When Elephants Fight does not shy away from naming individuals and companies that profit from the conflict—particularly Dan Gertler, an Israeli billionaire who has made millions in Congolese mining ventures. Gertler is a close friend of Joseph Kabila, the president of the DRC, and the film details how Gertler and others have used offshore tax havens to hide their profits and mask who exactly owns what mine. In a stunning bit of timing, Gertler is mentioned over 200 times in the leaked Panama Papers, a trove of documents that show how Panamanian law firm Mossack Fonseca helped financial elites hide their money in offshore tax havens.

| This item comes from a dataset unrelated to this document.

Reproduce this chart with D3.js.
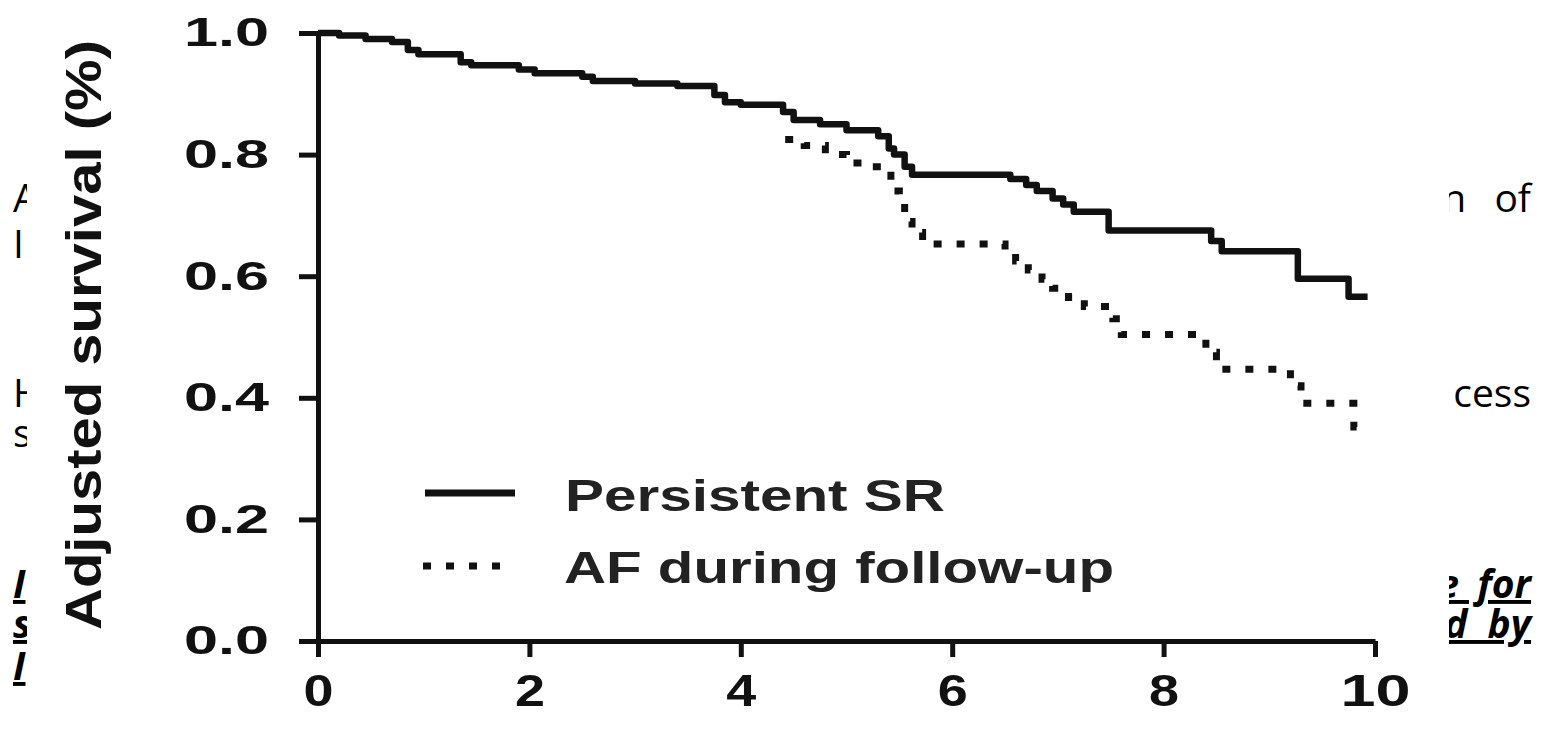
<!DOCTYPE html>
<html><head><meta charset="utf-8">
<script src="https://cdn.jsdelivr.net/npm/d3@7"></script>
<style>html,body{margin:0;padding:0;background:#fff;overflow:hidden}</style>
</head><body><svg id="c" width="1544" height="740"></svg>
<script>
// ---- data ----
const xTicks = [0, 2, 4, 6, 8, 10];
const yTicks = [0, 0.2, 0.4, 0.6, 0.8, 1.0];
const seriesNames = ["Persistent SR", "AF during follow-up"];
const yTitle = "Adjusted survival (%)";

const srTime = [0, 0.2, 0.45, 0.7, 0.85, 0.95, 1.35, 1.45, 1.9, 2.05, 2.5, 2.6, 3.0, 3.4, 3.75, 3.85, 4.0, 4.4, 4.5, 4.75, 5.0, 5.3, 5.4, 5.45, 5.55, 5.62, 6.55, 6.7, 6.8, 6.95, 7.05, 7.15, 7.48, 8.45, 8.55, 9.27, 9.75, 9.93];
const srSurv = [1.0, 0.996, 0.99, 0.985, 0.972, 0.965, 0.952, 0.947, 0.94, 0.934, 0.928, 0.921, 0.917, 0.913, 0.898, 0.886, 0.882, 0.87, 0.857, 0.85, 0.84, 0.83, 0.81, 0.8, 0.78, 0.767, 0.76, 0.75, 0.74, 0.728, 0.718, 0.706, 0.675, 0.658, 0.641, 0.596, 0.566, 0.566];

const afTime = [4.42, 4.6, 4.8, 5.0, 5.15, 5.35, 5.42, 5.5, 5.55, 5.62, 5.72, 6.5, 6.6, 6.72, 6.85, 6.95, 7.1, 7.25, 7.52, 7.6, 8.4, 8.5, 9.2, 9.3, 9.8, 9.9];
const afSurv = [0.825, 0.815, 0.8, 0.786, 0.78, 0.772, 0.74, 0.72, 0.69, 0.672, 0.653, 0.64, 0.625, 0.61, 0.595, 0.58, 0.565, 0.55, 0.53, 0.504, 0.475, 0.447, 0.42, 0.391, 0.352, 0.352];

// slide text partially visible behind the pasted chart
const slideLeft  = ["A", "I", "H", "s", "I", "s", "I"];
const slideRight = ["n of", "", "cess", "", "e for", "d by", ""];
const slideEmph  = [false, false, false, false, true, true, true];

// ---- drawing ----
const svg = d3.select("#c");
const W = 1544, H = 740;
svg.append("rect").attr("width", W).attr("height", H).attr("fill", "#fff");

const defs = svg.append("defs");
defs.append("clipPath").attr("id", "clipL").append("rect").attr("x", 0).attr("y", 0).attr("width", 27).attr("height", H);
defs.append("clipPath").attr("id", "clipR").append("rect").attr("x", 1449).attr("y", 0).attr("width", W - 1449).attr("height", H);

const lineY = [212, 258, 407, 447, 598, 638, 680];
const wordSp = [18, 0, 0, 0, 8, 10, 0];
const slideFont = "'Open Sans', 'DejaVu Sans', sans-serif";
const gL = svg.append("g").attr("clip-path", "url(#clipL)");
const gR = svg.append("g").attr("clip-path", "url(#clipR)");
function slideText(g, t, i, xPos, anchor) {
  g.append("text").attr("x", xPos).attr("y", lineY[i]).attr("text-anchor", anchor)
    .attr("font-family", slideFont).attr("font-size", 39)
    .attr("font-weight", slideEmph[i] ? 700 : 400)
    .attr("font-style", slideEmph[i] ? "italic" : "normal")
    .attr("text-decoration", slideEmph[i] ? "underline" : "none")
    .attr("word-spacing", wordSp[i])
    .attr("fill", "#000").text(t);
}
slideLeft.forEach((t, i) => slideText(gL, t, i, 13, "start"));
slideRight.forEach((t, i) => { if (t) slideText(gR, t, i, 1531, "end"); });

const x = d3.scaleLinear().domain([0, 10]).range([318, 1375]);
const y = d3.scaleLinear().domain([0, 1]).range([641, 33]);
const font = "'Liberation Sans', Arial, Helvetica, sans-serif";

// axes
const yAxis = d3.axisLeft(y).tickValues(yTicks).tickFormat(d3.format(".1f"))
  .tickSize(19).tickSizeOuter(0).tickPadding(30);
const gy = svg.append("g").attr("transform", `translate(${x(0)},0)`).call(yAxis);
const xAxis = d3.axisBottom(x).tickValues(xTicks).tickFormat(d3.format("d"))
  .tickSize(16).tickSizeOuter(0).tickPadding(17);
const gx = svg.append("g").attr("transform", `translate(0,${y(0)})`).call(xAxis);

[gx, gy].forEach(g => {
  g.selectAll("path.domain").attr("stroke", "#111").attr("stroke-width", 5);
  g.selectAll(".tick line").attr("stroke", "#111").attr("stroke-width", 5);
});
gy.selectAll(".tick text").attr("font-family", font).attr("font-weight", 700)
  .attr("font-size", 40).attr("fill", "#111")
  .attr("textLength", 85).attr("lengthAdjust", "spacingAndGlyphs");
gx.selectAll(".tick text").attr("font-family", font).attr("font-weight", 700)
  .attr("font-size", 45).attr("fill", "#111")
  .each(function(d) {
    const n = String(d).length;
    d3.select(this).attr("textLength", n === 1 ? 30 : 70).attr("lengthAdjust", "spacingAndGlyphs");
  });

// y title
svg.append("text")
  .attr("transform", `translate(101,335) rotate(-90)`)
  .attr("text-anchor", "middle")
  .attr("font-family", font).attr("font-weight", 700).attr("font-size", 50)
  .attr("fill", "#111")
  .attr("textLength", 590).attr("lengthAdjust", "spacingAndGlyphs")
  .text(yTitle);

// curves
const line = d3.line().x(d => x(d.t)).y(d => y(d.s)).curve(d3.curveStepAfter);
const sr = srTime.map((t, i) => ({ t, s: srSurv[i] }));
const af = afTime.map((t, i) => ({ t, s: afSurv[i] }));

svg.append("path").datum(af).attr("d", line)
  .attr("fill", "none").attr("stroke", "#111").attr("stroke-width", 7)
  .attr("stroke-dasharray", "8,15");
svg.append("path").datum(sr).attr("d", line)
  .attr("fill", "none").attr("stroke", "#111").attr("stroke-width", 6.5)
  .attr("stroke-linejoin", "round");

// legend
const lg = svg.append("g");
lg.append("line").attr("x1", 425).attr("x2", 515).attr("y1", 493).attr("y2", 493)
  .attr("stroke", "#111").attr("stroke-width", 7);
lg.append("line").attr("x1", 423).attr("x2", 515).attr("y1", 566).attr("y2", 566)
  .attr("stroke", "#111").attr("stroke-width", 7).attr("stroke-dasharray", "8,15");
lg.append("text").attr("x", 565).attr("y", 511)
  .attr("font-family", font).attr("font-weight", 700).attr("font-size", 44).attr("fill", "#222")
  .attr("textLength", 380).attr("lengthAdjust", "spacingAndGlyphs").text(seriesNames[0]);
lg.append("text").attr("x", 564).attr("y", 583)
  .attr("font-family", font).attr("font-weight", 700).attr("font-size", 44).attr("fill", "#222")
  .attr("textLength", 550).attr("lengthAdjust", "spacingAndGlyphs").text(seriesNames[1]);
</script>
</body></html>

The film argues that the current wave of privatization is effectively selling off the DRC’s future for the short-term profit of a small group of government and corporate elites. There was a time, though, when the people of the Congo actually saw some of their country’s wealth. In the late 1960s, the US-supported dictator Mobutu Sese Seko nationalized the mines, which for a time became a great source of pride for many Congolese. The state-run company Gecamines was a symbol of the wealth the state could distribute among its people under the right circumstances, and for a time became a source of pride for the DRC (which was then called Zaire). Mobutu, however, let the infrastructure fall into disrepair and, although the government still owns the company, President Kabila has been selling it off under a shroud of secrecy.

The depictions of Congolese humanity and pain in When Elephants Fight make it necessary viewing for Westerners, not least of all because of the role our consumption habits play in perpetuating the violence in the DRC. Dibinga, the Congolese-American activist and academic, was right when he said Americans are often indifferent to African suffering. Elephants forces audiences to confront that indifference, which is a needed—if insufficient—step towards ending the bloodiest conflict since WWII.